[Record list]:
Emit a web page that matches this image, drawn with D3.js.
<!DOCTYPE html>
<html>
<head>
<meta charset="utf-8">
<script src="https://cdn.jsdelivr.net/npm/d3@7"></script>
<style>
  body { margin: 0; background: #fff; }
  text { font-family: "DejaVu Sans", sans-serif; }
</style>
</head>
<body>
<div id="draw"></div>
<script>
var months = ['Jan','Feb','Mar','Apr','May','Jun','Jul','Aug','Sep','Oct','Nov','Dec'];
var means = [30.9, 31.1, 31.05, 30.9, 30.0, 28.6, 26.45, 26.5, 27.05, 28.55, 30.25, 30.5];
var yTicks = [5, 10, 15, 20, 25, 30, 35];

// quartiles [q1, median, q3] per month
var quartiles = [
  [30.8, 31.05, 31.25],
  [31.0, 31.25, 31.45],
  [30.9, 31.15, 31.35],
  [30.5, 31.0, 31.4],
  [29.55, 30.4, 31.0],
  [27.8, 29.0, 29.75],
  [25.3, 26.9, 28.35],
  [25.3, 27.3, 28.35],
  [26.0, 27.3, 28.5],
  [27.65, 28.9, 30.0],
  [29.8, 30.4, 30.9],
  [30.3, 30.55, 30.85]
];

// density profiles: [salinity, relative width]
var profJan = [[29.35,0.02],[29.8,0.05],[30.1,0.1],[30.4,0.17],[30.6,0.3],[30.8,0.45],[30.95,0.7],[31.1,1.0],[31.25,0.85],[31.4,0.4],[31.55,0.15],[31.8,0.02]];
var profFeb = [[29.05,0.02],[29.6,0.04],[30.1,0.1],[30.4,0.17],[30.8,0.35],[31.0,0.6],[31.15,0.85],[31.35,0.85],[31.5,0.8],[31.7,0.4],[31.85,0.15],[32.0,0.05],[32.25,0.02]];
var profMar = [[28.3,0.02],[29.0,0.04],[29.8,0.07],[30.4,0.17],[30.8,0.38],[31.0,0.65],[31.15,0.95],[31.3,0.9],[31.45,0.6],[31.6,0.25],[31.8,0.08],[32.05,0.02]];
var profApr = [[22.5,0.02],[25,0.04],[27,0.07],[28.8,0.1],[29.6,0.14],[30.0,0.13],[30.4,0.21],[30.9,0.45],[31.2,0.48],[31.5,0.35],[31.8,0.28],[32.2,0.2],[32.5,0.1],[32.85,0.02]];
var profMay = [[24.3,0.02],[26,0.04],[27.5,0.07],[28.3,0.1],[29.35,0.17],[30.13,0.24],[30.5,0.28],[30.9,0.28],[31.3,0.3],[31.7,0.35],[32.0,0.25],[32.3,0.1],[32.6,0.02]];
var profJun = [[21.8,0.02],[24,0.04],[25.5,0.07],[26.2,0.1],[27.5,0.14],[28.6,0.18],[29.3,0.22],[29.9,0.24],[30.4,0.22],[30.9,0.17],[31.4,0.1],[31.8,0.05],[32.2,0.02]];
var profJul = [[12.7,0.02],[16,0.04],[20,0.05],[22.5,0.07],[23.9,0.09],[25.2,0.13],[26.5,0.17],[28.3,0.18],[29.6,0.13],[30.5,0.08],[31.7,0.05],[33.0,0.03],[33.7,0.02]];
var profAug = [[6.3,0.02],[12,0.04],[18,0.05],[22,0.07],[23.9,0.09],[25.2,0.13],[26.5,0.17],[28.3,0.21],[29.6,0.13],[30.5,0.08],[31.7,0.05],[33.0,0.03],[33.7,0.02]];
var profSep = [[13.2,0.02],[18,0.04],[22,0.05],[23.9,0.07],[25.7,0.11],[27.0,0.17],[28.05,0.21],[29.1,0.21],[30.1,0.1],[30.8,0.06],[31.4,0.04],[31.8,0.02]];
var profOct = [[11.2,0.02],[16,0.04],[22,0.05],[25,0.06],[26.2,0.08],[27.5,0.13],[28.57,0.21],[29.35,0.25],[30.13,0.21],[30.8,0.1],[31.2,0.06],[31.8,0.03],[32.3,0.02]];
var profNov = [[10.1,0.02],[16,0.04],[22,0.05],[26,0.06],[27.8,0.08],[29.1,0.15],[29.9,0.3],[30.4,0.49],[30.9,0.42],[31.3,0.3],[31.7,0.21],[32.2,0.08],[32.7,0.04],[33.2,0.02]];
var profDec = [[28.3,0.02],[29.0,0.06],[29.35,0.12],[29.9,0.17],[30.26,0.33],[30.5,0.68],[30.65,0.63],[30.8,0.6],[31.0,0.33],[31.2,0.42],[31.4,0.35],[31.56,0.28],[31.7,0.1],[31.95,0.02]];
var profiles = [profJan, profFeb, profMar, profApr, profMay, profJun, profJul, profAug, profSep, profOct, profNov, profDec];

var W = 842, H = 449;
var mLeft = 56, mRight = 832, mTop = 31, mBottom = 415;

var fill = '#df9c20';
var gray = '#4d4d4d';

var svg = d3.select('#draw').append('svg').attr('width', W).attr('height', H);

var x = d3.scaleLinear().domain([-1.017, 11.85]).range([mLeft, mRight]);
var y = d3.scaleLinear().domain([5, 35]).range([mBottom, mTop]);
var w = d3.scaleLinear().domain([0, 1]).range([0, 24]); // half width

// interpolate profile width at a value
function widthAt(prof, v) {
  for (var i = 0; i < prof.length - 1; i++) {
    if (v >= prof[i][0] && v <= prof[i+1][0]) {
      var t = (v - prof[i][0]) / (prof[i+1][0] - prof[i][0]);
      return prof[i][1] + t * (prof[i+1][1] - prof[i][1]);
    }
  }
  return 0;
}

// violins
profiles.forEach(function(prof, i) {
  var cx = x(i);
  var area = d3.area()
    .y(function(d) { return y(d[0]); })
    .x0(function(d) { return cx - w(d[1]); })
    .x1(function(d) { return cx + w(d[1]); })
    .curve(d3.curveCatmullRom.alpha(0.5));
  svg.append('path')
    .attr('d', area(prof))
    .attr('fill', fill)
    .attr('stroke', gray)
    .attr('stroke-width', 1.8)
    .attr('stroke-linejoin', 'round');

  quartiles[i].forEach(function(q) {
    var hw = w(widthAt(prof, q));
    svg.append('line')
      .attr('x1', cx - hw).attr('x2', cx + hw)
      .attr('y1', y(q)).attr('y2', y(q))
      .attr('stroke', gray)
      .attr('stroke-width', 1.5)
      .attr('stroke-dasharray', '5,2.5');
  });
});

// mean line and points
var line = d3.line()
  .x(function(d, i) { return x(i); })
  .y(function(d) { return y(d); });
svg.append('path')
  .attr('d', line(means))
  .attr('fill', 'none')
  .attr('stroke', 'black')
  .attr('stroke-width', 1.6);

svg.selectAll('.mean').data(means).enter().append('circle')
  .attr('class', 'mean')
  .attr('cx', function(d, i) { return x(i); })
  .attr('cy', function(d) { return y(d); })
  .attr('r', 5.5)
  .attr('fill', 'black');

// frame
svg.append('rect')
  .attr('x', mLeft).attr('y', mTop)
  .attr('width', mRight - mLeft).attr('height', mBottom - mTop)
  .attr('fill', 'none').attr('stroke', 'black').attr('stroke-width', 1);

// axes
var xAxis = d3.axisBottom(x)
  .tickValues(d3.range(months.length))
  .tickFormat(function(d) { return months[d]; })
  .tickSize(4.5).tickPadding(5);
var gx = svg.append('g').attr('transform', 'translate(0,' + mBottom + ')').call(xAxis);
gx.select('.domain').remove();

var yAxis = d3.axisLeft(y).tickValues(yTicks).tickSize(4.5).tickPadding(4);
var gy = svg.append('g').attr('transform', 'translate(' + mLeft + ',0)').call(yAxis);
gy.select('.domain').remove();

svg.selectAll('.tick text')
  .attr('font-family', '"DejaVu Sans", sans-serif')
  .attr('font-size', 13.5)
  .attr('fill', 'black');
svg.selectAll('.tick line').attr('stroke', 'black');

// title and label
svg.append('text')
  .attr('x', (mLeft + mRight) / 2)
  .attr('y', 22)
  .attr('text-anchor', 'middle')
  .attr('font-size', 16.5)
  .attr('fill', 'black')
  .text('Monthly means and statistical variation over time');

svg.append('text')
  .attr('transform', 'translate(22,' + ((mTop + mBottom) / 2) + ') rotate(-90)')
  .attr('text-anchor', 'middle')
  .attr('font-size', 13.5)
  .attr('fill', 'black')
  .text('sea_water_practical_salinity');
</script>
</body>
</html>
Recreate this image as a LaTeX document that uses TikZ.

[Task]: What is the number of lines above that contain the string "image"? Answer with the number alone.

[Solution]: 2